A block of data
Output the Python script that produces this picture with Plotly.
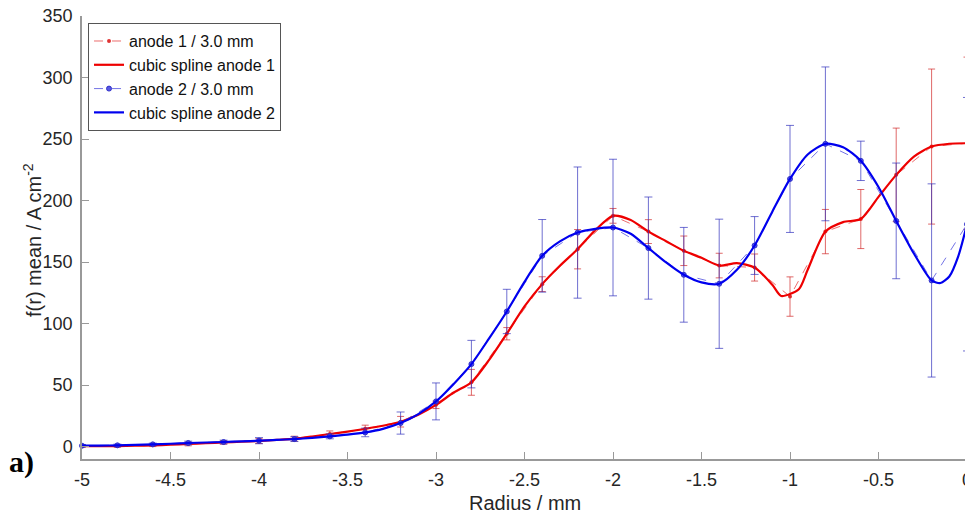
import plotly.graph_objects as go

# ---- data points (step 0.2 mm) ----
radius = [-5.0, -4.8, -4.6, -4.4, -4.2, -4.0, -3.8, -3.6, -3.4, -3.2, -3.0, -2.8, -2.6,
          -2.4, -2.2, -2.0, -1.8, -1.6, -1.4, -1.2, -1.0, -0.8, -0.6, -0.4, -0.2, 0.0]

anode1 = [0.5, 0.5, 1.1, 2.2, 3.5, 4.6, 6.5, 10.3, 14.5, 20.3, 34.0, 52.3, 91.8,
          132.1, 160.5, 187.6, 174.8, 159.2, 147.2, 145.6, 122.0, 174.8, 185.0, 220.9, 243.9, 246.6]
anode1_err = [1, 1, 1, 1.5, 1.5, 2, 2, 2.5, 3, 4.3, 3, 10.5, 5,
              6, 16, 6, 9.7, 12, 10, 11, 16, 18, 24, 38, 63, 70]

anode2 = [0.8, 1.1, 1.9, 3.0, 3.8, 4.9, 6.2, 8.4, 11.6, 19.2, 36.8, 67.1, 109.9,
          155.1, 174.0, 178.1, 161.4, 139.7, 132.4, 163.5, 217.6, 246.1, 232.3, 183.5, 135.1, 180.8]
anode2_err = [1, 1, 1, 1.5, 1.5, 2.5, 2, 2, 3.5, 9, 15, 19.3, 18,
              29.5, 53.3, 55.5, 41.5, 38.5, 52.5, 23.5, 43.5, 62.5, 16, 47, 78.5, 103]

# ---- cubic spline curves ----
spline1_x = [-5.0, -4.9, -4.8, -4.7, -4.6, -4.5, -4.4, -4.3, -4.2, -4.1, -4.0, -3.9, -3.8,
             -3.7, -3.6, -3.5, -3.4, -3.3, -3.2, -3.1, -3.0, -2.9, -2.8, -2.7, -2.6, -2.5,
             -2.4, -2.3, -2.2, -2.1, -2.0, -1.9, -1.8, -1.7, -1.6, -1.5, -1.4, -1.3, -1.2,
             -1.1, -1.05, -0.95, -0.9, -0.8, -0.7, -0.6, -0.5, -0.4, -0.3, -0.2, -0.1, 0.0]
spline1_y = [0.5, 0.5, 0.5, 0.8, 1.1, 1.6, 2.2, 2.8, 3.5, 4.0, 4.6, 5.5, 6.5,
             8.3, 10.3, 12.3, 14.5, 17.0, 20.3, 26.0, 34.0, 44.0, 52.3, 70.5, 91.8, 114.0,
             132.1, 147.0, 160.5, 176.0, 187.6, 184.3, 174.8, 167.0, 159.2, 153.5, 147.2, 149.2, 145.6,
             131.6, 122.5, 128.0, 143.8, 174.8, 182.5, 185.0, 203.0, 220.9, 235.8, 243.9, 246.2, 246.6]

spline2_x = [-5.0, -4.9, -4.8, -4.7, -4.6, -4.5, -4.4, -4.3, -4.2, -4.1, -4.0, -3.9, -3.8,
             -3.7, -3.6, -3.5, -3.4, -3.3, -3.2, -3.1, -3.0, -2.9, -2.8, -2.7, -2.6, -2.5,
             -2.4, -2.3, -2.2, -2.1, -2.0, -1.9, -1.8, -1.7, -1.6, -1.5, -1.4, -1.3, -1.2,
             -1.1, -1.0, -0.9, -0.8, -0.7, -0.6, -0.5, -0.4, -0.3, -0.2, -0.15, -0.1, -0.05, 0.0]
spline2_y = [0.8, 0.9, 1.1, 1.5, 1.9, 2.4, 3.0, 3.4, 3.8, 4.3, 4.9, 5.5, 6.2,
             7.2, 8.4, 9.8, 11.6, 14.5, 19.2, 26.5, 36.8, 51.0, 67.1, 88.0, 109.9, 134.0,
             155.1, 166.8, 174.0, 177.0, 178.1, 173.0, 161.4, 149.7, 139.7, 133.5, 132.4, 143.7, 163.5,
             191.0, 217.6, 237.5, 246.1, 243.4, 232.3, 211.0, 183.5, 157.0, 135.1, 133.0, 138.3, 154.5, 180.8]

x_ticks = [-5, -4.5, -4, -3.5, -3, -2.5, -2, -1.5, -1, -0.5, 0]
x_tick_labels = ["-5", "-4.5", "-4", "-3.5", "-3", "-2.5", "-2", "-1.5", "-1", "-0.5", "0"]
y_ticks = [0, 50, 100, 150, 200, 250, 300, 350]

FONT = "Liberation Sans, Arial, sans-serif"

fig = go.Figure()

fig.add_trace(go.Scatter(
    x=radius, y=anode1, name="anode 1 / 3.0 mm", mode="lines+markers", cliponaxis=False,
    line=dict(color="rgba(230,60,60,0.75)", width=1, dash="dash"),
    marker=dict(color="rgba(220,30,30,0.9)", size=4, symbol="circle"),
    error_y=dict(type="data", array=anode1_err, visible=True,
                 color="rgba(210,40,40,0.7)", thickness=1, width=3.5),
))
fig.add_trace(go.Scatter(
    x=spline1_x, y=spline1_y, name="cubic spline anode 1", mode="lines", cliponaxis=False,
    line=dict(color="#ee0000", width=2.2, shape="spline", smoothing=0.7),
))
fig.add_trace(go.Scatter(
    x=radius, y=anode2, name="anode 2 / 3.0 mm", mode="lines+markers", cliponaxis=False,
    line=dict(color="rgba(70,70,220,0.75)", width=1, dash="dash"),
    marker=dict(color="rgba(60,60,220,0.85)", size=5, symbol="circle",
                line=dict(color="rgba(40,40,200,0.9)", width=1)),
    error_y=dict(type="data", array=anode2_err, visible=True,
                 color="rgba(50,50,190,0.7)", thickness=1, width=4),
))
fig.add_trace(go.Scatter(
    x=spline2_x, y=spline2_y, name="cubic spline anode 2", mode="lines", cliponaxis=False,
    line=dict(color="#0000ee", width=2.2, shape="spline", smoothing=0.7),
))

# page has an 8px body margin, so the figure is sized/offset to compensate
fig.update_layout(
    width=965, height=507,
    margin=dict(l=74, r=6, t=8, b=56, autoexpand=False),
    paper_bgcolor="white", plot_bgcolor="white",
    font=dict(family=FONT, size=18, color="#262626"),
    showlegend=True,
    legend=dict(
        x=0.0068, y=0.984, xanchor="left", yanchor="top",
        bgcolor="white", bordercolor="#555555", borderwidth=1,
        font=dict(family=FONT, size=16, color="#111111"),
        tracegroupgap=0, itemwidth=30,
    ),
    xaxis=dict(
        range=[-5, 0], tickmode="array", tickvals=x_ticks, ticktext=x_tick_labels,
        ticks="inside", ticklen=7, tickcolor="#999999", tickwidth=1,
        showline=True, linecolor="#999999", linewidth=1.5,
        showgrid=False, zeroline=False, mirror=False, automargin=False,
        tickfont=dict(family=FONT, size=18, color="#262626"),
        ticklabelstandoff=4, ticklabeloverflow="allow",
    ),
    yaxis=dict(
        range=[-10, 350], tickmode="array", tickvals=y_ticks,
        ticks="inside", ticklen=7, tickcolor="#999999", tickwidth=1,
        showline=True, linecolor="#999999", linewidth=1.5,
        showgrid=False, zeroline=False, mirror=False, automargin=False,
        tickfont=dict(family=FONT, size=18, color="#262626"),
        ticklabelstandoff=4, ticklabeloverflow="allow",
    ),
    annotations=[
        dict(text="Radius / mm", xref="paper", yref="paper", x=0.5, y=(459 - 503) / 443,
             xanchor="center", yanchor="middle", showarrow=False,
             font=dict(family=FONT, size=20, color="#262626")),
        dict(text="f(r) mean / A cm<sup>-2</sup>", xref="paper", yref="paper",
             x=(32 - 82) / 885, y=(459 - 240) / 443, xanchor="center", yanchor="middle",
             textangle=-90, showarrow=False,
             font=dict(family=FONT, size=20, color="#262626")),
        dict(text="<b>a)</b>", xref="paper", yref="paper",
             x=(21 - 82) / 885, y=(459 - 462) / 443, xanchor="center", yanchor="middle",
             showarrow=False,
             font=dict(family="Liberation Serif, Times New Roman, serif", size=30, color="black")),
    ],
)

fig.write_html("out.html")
==
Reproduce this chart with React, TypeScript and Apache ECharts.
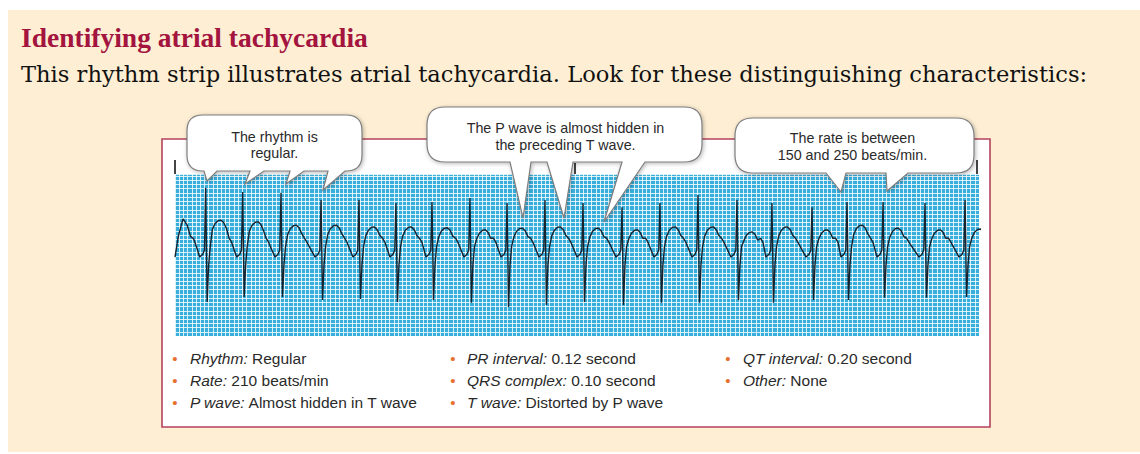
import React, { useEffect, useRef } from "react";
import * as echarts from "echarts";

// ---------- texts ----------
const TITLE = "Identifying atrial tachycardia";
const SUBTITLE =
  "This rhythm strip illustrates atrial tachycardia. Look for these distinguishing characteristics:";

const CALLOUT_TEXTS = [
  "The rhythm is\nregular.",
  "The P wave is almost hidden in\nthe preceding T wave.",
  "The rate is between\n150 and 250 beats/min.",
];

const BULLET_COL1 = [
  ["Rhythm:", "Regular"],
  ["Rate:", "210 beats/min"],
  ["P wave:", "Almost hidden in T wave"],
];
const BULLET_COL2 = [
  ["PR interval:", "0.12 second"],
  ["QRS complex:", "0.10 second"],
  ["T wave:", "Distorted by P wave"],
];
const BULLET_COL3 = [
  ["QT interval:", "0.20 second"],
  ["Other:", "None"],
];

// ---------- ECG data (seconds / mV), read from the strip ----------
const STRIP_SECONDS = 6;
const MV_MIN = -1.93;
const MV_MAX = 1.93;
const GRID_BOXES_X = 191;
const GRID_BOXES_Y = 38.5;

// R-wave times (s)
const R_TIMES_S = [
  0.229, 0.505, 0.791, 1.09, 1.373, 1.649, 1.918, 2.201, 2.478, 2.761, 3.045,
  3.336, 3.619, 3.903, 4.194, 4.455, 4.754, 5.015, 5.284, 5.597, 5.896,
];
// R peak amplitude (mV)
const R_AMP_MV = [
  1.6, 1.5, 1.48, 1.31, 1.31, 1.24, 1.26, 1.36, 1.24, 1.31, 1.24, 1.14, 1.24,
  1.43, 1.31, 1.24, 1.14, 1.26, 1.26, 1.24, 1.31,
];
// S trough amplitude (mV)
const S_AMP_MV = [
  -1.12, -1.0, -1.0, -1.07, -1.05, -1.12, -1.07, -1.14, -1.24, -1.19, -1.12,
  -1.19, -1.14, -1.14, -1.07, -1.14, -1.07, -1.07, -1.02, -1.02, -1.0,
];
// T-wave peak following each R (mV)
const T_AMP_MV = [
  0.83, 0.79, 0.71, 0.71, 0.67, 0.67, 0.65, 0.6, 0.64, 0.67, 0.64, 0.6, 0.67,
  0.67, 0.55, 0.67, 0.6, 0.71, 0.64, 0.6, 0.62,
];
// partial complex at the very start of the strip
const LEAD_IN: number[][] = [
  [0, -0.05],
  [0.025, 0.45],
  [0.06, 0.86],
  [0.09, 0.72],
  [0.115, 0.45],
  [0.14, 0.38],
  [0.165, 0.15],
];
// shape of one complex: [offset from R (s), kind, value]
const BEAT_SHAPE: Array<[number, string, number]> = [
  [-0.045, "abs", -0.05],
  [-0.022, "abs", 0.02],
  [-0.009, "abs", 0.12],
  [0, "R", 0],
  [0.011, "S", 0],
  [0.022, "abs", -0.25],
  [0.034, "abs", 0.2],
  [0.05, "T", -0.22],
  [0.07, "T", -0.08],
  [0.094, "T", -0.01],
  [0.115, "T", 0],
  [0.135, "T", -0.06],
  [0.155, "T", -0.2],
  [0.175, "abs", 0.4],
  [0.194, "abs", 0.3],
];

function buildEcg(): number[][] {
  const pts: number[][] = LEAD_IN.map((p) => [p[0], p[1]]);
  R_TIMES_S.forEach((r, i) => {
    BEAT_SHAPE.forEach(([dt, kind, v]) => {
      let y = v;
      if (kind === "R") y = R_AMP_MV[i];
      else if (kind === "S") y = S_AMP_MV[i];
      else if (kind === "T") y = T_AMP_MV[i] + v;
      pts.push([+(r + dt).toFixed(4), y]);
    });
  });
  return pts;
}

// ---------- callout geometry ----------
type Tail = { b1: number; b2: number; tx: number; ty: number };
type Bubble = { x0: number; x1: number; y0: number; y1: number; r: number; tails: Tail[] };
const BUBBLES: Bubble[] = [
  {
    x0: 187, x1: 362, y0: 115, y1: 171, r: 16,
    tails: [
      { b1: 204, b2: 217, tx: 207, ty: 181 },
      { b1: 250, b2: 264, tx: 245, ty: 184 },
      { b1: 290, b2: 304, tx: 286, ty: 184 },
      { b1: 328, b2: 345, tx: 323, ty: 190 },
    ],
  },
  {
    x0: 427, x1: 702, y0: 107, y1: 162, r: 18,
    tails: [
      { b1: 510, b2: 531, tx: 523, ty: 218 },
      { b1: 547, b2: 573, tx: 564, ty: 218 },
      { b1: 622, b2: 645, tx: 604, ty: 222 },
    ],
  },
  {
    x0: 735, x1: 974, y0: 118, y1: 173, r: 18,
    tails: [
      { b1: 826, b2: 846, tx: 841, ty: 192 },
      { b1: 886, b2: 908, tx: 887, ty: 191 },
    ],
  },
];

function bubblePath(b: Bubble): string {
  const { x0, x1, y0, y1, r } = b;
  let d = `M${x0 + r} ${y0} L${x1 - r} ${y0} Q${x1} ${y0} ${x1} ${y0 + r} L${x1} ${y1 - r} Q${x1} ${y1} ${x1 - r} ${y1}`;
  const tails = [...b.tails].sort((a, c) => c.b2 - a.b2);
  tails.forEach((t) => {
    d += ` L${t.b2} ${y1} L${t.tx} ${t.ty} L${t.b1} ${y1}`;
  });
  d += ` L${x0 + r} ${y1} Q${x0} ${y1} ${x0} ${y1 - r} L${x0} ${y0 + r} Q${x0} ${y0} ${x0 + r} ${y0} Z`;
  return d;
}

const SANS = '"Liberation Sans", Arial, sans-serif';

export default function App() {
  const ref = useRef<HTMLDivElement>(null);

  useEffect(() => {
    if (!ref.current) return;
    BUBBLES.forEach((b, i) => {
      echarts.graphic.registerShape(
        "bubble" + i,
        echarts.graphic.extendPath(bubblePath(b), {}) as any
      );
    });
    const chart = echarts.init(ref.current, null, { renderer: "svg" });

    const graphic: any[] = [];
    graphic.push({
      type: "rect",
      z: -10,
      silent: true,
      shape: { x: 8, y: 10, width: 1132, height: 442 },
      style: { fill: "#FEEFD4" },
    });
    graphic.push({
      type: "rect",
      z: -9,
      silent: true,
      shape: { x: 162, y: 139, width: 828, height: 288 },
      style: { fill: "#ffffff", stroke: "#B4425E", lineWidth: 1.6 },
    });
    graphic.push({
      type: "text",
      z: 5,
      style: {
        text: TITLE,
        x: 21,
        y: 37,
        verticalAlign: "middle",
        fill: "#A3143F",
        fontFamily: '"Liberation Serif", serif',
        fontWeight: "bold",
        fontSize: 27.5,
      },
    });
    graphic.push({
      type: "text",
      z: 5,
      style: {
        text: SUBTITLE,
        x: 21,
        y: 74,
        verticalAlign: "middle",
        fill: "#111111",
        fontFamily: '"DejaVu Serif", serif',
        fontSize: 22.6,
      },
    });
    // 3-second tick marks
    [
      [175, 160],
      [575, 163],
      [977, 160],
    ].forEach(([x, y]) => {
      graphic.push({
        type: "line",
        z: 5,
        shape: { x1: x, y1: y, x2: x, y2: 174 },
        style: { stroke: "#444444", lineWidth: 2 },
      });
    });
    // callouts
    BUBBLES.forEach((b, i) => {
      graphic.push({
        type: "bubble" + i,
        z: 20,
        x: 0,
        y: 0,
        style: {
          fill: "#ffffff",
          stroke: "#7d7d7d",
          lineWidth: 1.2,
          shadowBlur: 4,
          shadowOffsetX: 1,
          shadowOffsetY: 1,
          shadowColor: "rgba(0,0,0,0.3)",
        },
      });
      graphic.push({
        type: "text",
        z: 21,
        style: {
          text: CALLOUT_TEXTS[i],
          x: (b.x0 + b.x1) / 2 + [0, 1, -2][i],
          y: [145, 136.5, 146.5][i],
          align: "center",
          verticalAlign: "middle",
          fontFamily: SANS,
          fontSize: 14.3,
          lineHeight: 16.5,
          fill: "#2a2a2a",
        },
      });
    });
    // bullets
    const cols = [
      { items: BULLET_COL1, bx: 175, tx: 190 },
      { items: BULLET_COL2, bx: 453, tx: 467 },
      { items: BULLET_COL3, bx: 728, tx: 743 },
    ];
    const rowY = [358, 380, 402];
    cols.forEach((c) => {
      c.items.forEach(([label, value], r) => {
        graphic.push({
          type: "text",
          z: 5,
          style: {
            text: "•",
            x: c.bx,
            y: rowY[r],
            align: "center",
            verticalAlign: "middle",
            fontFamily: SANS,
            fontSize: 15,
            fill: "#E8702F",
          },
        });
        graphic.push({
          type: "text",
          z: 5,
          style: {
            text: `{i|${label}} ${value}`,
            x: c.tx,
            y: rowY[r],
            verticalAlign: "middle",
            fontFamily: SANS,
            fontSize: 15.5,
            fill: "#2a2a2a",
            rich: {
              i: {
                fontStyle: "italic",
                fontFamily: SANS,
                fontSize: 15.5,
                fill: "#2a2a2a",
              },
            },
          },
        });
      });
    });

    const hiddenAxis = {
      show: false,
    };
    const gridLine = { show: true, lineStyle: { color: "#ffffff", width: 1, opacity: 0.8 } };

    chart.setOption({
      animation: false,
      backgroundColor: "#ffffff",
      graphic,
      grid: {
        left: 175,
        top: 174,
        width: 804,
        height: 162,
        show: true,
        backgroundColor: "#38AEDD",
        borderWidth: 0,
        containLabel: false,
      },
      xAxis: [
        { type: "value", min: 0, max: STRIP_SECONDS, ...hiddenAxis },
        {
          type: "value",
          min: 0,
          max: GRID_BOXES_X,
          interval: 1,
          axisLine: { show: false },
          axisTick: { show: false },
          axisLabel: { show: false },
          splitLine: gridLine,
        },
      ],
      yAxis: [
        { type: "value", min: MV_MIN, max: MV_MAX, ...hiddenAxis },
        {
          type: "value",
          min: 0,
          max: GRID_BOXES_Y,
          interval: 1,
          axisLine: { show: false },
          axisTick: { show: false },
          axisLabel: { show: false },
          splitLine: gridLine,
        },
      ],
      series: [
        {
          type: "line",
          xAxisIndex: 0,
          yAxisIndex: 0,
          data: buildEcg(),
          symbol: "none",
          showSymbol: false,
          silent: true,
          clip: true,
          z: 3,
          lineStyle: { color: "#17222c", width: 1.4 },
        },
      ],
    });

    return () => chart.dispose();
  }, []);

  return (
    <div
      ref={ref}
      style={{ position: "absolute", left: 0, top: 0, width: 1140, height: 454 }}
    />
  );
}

*WHAT TO DO*. Your copy should hold only the lines from the one containing "Output the Python" through the one containing "-0.4, -0.2, 0.0]", word for word, with no pictures.

*EXPECTED ANSWER*.
Output the Python script that produces this picture with Plotly.
import plotly.graph_objects as go

# ---- data points (step 0.2 mm) ----
radius = [-5.0, -4.8, -4.6, -4.4, -4.2, -4.0, -3.8, -3.6, -3.4, -3.2, -3.0, -2.8, -2.6,
          -2.4, -2.2, -2.0, -1.8, -1.6, -1.4, -1.2, -1.0, -0.8, -0.6, -0.4, -0.2, 0.0]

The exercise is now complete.